Maybe we just don't want to accept that yes, by the end of that season, the Giants actually had the better offense. Even if you want to call them mediocre, then the facts say NE's defense was #1, allowing
exactly 17.0 ppg to an
average offense. That's exactly what they allowed in the Super Bowl, isn't it? Just look at the facts and use a bit of common sense.
-The Giants were a
slightly above average offense(14th), scoring 22.9 ppg against an
average defense, but against the #1 defense they only put up 17. Makes perfect sense to me. That's
exactly what the #1 defense was
supposed to do. Is it not?
-The #1 offense, NE Patriots put up 34.5 ppg against an
average defense but could only muster up 14 against the Giants defense, whatever you consider them to be.

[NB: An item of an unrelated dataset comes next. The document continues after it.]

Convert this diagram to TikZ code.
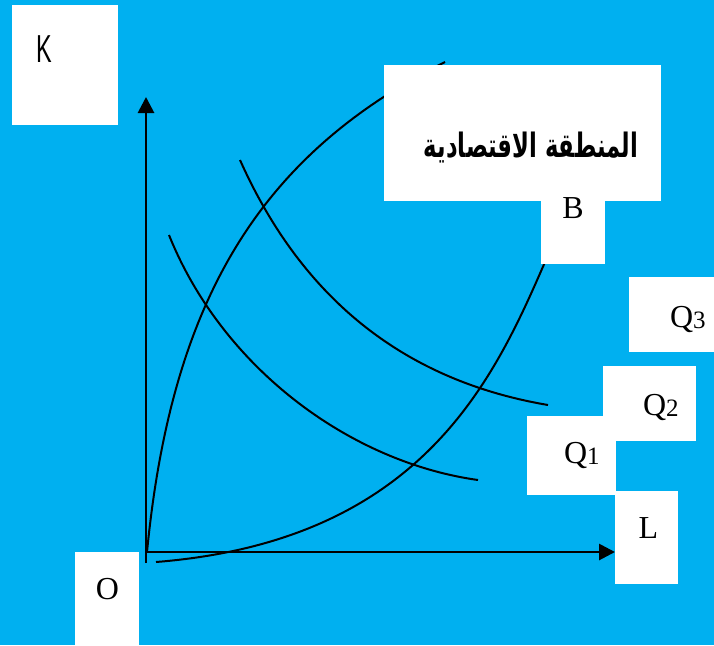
\documentclass[tikz,border=0pt]{standalone}
\usepackage{fontspec}
\setmainfont{Liberation Serif}
\newfontfamily\sansK{Liberation Sans}
\newfontfamily\arabicfont[Script=Arabic]{DejaVu Sans}
\TeXXeTstate=1
\usetikzlibrary{arrows.meta}
\definecolor{bg}{HTML}{00B0F0}
\newcommand{\sub}[1]{\raisebox{-1pt}{\fontsize{25}{25}\selectfont #1}}
\begin{document}
\begin{tikzpicture}[x=1pt,y=-1pt,
  whitebox/.style={fill=white, draw=none, inner sep=0pt, outer sep=0pt},
  lbl/.style={inner sep=0pt, outer sep=0pt, font=\fontsize{32}{32}\selectfont},
  axis/.style={line width=2.8pt, -{Triangle[width=16pt,length=16pt]}},
  curve/.style={line width=2pt}]
\useasboundingbox (0,0) rectangle (714,645);
\fill[bg] (0,0) rectangle (714,645);
% coordinates
\coordinate (vbot) at (146,563);
\coordinate (vtop) at (146,97);
\coordinate (hleft) at (146,552);
\coordinate (hright) at (615,552);
\coordinate (r1a) at (147,552);
\coordinate (r1b) at (445,62);
\coordinate (r2a) at (156,562);
\coordinate (r2b) at (545,262);
\coordinate (q1a) at (169,235);
\coordinate (q1b) at (478,480);
\coordinate (q2a) at (240,160);
\coordinate (q2b) at (548,405);
% curves
\draw[curve] (r1a) .. controls (171,305.5) and (256,156.5) .. (r1b);
\draw[curve] (r2a) .. controls (420,541) and (493,382) .. (r2b);
\draw[curve] (q1a) .. controls (222,367) and (349,462) .. (q1b);
\draw[curve] (q2a) .. controls (295,283) and (389,378) .. (q2b);
% axes
\draw[axis] (vbot) -- (vtop);
\draw[axis] (hleft) -- (hright);
% white boxes
\node[whitebox, minimum width=106pt, minimum height=120pt] (Kbox) at (65,65) {};
\node[whitebox, minimum width=277pt, minimum height=136pt] (Abox) at (522.5,133) {};
\node[whitebox, minimum width=64pt, minimum height=63pt] (Bbox) at (573,232.5) {};
\node[whitebox, minimum width=85pt, minimum height=75pt] (Q3box) at (671.5,314.5) {};
\node[whitebox, minimum width=93pt, minimum height=75pt] (Q2box) at (649.5,403.5) {};
\node[whitebox, minimum width=89pt, minimum height=79pt] (Q1box) at (571.5,455.5) {};
\node[whitebox, minimum width=63pt, minimum height=93pt] (Lbox) at (646.5,537.5) {};
\node[whitebox, minimum width=64pt, minimum height=93pt] (Obox) at (107,598.5) {};
% texts
\node[inner sep=0pt, anchor=base] (Ktxt) at (44,62) {\sansK\fontsize{39}{39}\selectfont\scalebox{0.6}[1]{K}};
\node[inner sep=0pt] (Atxt) at (531,148) {\scalebox{0.81}[1.2]{\arabicfont\bfseries\fontsize{28}{28}\selectfont\beginR المنطقة الاقتصادية\endR}};
\node[lbl, anchor=base] (Btxt) at (573,218) {B};
\node[lbl, anchor=base west] (Q3txt) at (670,327) {Q\sub{3}};
\node[lbl, anchor=base west] (Q2txt) at (643,415) {Q\sub{2}};
\node[lbl, anchor=base west] (Q1txt) at (564,463) {Q\sub{1}};
\node[lbl, anchor=base] (Ltxt) at (648.5,538) {L};
\node[lbl, anchor=base] (Otxt) at (107.5,599) {O};
\end{tikzpicture}
\end{document}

Simple common sense tells you even if the Giants had the best defense in the league, and we had them all wrong, during that Super Bowl, a #1 offense
should at least be able to put up
average points(22) on a #1 defense. They didn't. They only put up 14. Which was equivalent to being the 31st worst offense in the league.
A #1 defense can't make a #1 offense look last all on their own. They need a little help, from that team's own offense. The only way to make them look that bad, is if that offense also falls flat on their face.
Just ask yourself, how many points did the other top offenses put on them that year? GB, the #4 offense, put up 35, Dallas, the number 3 offense managed 45 and 31 points in the regular season. Heck the Pats put up 38 in week 17. And then even in the playoffs, GB managed 20 points even in their playoff loss 2 weeks before they faced the Pats in the Super Bowl. Dallas managed 17 in their loss 3 weeks before. The only other offense who scored 14 points against the Giants D during the playoffs was Tampa Bay, and they were the 19th ranked offense that year in points scored.
The Patriots offense failed in the 2007 Super Bowl. Not the Patriots defense. Their over reliance on Moss was their undoing and them being forced to go deep and thinking Moss could beat everyone is what created a lot of sacks. And the Giants defense certainly didn't do anything amazing. The shut down the run game, and forced Brady to hold on to the ball in the pocket so they could get to him. You can either continue to believe the Giants average defense improved astronomically in the playoffs, above and beyond what even a #1 defense can do, or simply believe the Patriots offense performed poorly and the Giants offense was the better offense in the game. Which one makes more sense?